While testing your application with ASW, you can switch between rendering modes:

• Control+Numpad1: Disables ASW and returns to the standard rendering mode
• Control+Numpad2: Forces apps to 45Hz with ASW disabled. Depending on the application, you are likely to experience judder
• Control+Numpad3: Forces apps to 45Hz with ASW enabled. Enabling and disabling ASW will help you see the effects of ASW
• Control+Numpad4: Enables ASW. ASW automatically turns on and off, depending on whether the app maintains a 90Hz frame rate. This is the default runtime rendering mode^[1]

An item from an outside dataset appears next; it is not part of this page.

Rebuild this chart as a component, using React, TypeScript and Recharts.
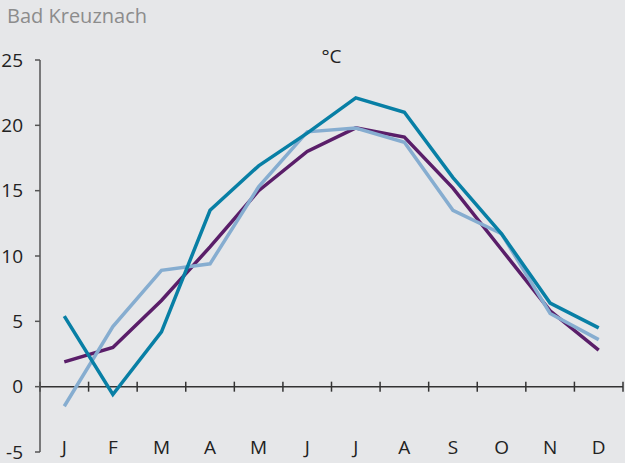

For permanent disabling, users can use third-party tools like Oculus Tray Tool or edit registry keys (e.g., set HKLM\Software\Oculus VR, LLC\LibOVR\AswEnabled to 0), though this is not officially supported.^[11]

Just as with ATW, ASW is active and enabled for all applications without any developer effort. There's no completely free lunch, however. ASW doesn't scale well below half the display's refresh rate. Depending on what's being displayed, there may be visual artifacts present as a result of imperfect extrapolation.^[2]

Common Visual Artifacts

Outside of head-locked elements, you shouldn't avoid scenarios that produce these artifacts but rather be mindful of their appearance. ASW works well under most, but not all, circumstances to cover sub-90fps rendering. We feel the experience of ASW is a significant improvement to judder and is largely indistinguishable from full-rate rendering in most circumstances.^[2]

ASW enables a class of computers that were previously unable to drive VR. This means on recommended specification systems ASW should rarely be seen, if at all. Developers should maintain 90 fps rendering on recommended spec systems. Without any additional effort from the developer, the experience generally will scale to minimum spec machines and use ASW as needed. This is because apps that run at 90 fps on recommended spec systems can typically run at 45 fps on min spec systems.^[2]

Best Practices

1. Use layers for head-locked content, HUDs, and menus: These items are tracked more accurately using layers in the Oculus runtime compositor. Using layers correctly will make these elements appear crisp and track correctly even if ASW is unavailable, and also allow improved image quality and readability for text. Use the ovrLayerFlag_HeadLocked flag in the SDK.^[2]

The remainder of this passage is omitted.